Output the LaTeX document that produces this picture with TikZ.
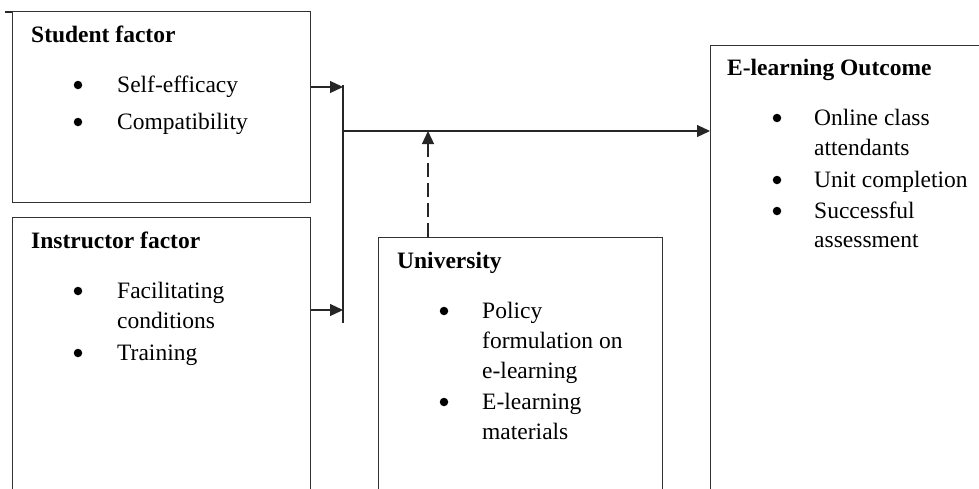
\documentclass[tikz,border=0pt]{standalone}
\usepackage{fontspec}
\setmainfont{Liberation Serif}
\usetikzlibrary{arrows.meta}
\begin{document}
\begin{tikzpicture}[x=1pt,y=1pt,
  box/.style={draw=black!80, line width=1.2pt, rectangle, inner sep=0pt, anchor=north west},
  ttl/.style={anchor=base west, inner sep=0pt, font=\fontsize{23.5}{28}\selectfont\bfseries},
  itm/.style={anchor=base west, inner sep=0pt, font=\fontsize{23.5}{28}\selectfont},
  bul/.style={circle, fill=black, inner sep=0pt, minimum size=8.5pt},
  conn/.style={draw=black!85, line width=1.2pt},
  arr/.style={conn, -{Triangle[length=13pt,width=12pt]}}]
\useasboundingbox (0,0) rectangle (979,-488);
\fill[white] (0,0) rectangle (979,-488);
% boxes
\node[box, minimum width=298pt, minimum height=191pt] (student) at (12,-11) {};
\node[box, minimum width=298pt, minimum height=300pt] (instructor) at (12,-217) {};
\node[box, minimum width=284pt, minimum height=280pt] (univ) at (378,-237) {};
\node[box, minimum width=300pt, minimum height=470pt] (outcome) at (710,-45) {};
% small tick at top left
\coordinate (tk1) at (5,-12);
\draw[conn] (tk1) -- (student.north west |- tk1);
% student text
\node[ttl] (st) at (31,-42) {Student factor};
\node[bul] (sb1) at (78,-85) {};
\node[itm] (s1) at (117,-92) {Self-efficacy};
\node[bul] (sb2) at (78,-122) {};
\node[itm] (s2) at (117,-129) {Compatibility};
% instructor text
\node[ttl] (it) at (31,-248) {Instructor factor};
\node[bul] (ib1) at (78,-291) {};
\node[itm] (i1) at (117,-298) {Facilitating};
\node[itm] (i1b) at (117,-328) {conditions};
\node[bul] (ib2) at (78,-353) {};
\node[itm] (i2) at (117,-360) {Training};
% university text
\node[ttl] (ut) at (397,-268) {University};
\node[bul] (ub1) at (444,-311) {};
\node[itm] (u1) at (482,-318) {Policy};
\node[itm] (u1b) at (482,-348) {formulation on};
\node[itm] (u1c) at (482,-378) {e-learning};
\node[bul] (ub2) at (444,-402) {};
\node[itm] (u2) at (482,-409) {E-learning};
\node[itm] (u2b) at (482,-439) {materials};
% outcome text
\node[ttl] (ot) at (727,-75) {E-learning Outcome};
\node[bul] (ob1) at (777,-118) {};
\node[itm] (o1) at (814,-125) {Online class};
\node[itm] (o1b) at (814,-155) {attendants};
\node[bul] (ob2) at (777,-180) {};
\node[itm] (o2) at (814,-187) {Unit completion};
\node[bul] (ob3) at (777,-211) {};
\node[itm] (o3) at (814,-218) {Successful};
\node[itm] (o3b) at (814,-247) {assessment};
% connectors
\coordinate (j1) at (343,-87);
\coordinate (j2) at (343,-310);
\coordinate (vtop) at (343,-85);
\coordinate (vbot) at (343,-323);
\coordinate (h0) at (343,-131);
\coordinate (d) at (428,-131);
\draw[arr] (student.east |- j1) -- (j1);
\draw[arr] (instructor.east |- j2) -- (j2);
\draw[conn] (vtop) -- (vbot);
\draw[arr] (h0) -- (outcome.west |- h0);
\draw[arr, dash pattern=on 14pt off 6pt] (univ.north -| d) -- (d);
\end{tikzpicture}
\end{document}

## Problem to work on
All of the material above is to be copied exactly, except for its images.

## Result of the exercise
Output the LaTeX document that produces this picture with TikZ.
\documentclass[tikz,border=0pt]{standalone}
\usepackage{fontspec}
\setmainfont{Liberation Serif}
\usetikzlibrary{arrows.meta}
\begin{document}
\begin{tikzpicture}[x=1pt,y=1pt,
  box/.style={draw=black!80, line width=1.2pt, rectangle, inner sep=0pt, anchor=north west},
  ttl/.style={anchor=base west, inner sep=0pt, font=\fontsize{23.5}{28}\selectfont\bfseries},
  itm/.style={anchor=base west, inner sep=0pt, font=\fontsize{23.5}{28}\selectfont},
  bul/.style={circle, fill=black, inner sep=0pt, minimum size=8.5pt},
  conn/.style={draw=black!85, line width=1.2pt},
  arr/.style={conn, -{Triangle[length=13pt,width=12pt]}}]
\useasboundingbox (0,0) rectangle (979,-488);
\fill[white] (0,0) rectangle (979,-488);
% boxes
\node[box, minimum width=298pt, minimum height=191pt] (student) at (12,-11) {};
\node[box, minimum width=298pt, minimum height=300pt] (instructor) at (12,-217) {};
\node[box, minimum width=284pt, minimum height=280pt] (univ) at (378,-237) {};
\node[box, minimum width=300pt, minimum height=470pt] (outcome) at (710,-45) {};
% small tick at top left
\coordinate (tk1) at (5,-12);
\draw[conn] (tk1) -- (student.north west |- tk1);
% student text
\node[ttl] (st) at (31,-42) {Student factor};
\node[bul] (sb1) at (78,-85) {};
\node[itm] (s1) at (117,-92) {Self-efficacy};
\node[bul] (sb2) at (78,-122) {};
\node[itm] (s2) at (117,-129) {Compatibility};
% instructor text
\node[ttl] (it) at (31,-248) {Instructor factor};
\node[bul] (ib1) at (78,-291) {};
\node[itm] (i1) at (117,-298) {Facilitating};
\node[itm] (i1b) at (117,-328) {conditions};
\node[bul] (ib2) at (78,-353) {};
\node[itm] (i2) at (117,-360) {Training};
% university text
\node[ttl] (ut) at (397,-268) {University};
\node[bul] (ub1) at (444,-311) {};
\node[itm] (u1) at (482,-318) {Policy};
\node[itm] (u1b) at (482,-348) {formulation on};
\node[itm] (u1c) at (482,-378) {e-learning};
\node[bul] (ub2) at (444,-402) {};
\node[itm] (u2) at (482,-409) {E-learning};
\node[itm] (u2b) at (482,-439) {materials};
% outcome text
\node[ttl] (ot) at (727,-75) {E-learning Outcome};
\node[bul] (ob1) at (777,-118) {};
\node[itm] (o1) at (814,-125) {Online class};
\node[itm] (o1b) at (814,-155) {attendants};
\node[bul] (ob2) at (777,-180) {};
\node[itm] (o2) at (814,-187) {Unit completion};
\node[bul] (ob3) at (777,-211) {};
\node[itm] (o3) at (814,-218) {Successful};
\node[itm] (o3b) at (814,-247) {assessment};
% connectors
\coordinate (j1) at (343,-87);
\coordinate (j2) at (343,-310);
\coordinate (vtop) at (343,-85);
\coordinate (vbot) at (343,-323);
\coordinate (h0) at (343,-131);
\coordinate (d) at (428,-131);
\draw[arr] (student.east |- j1) -- (j1);
\draw[arr] (instructor.east |- j2) -- (j2);
\draw[conn] (vtop) -- (vbot);
\draw[arr] (h0) -- (outcome.west |- h0);
\draw[arr, dash pattern=on 14pt off 6pt] (univ.north -| d) -- (d);
\end{tikzpicture}
\end{document}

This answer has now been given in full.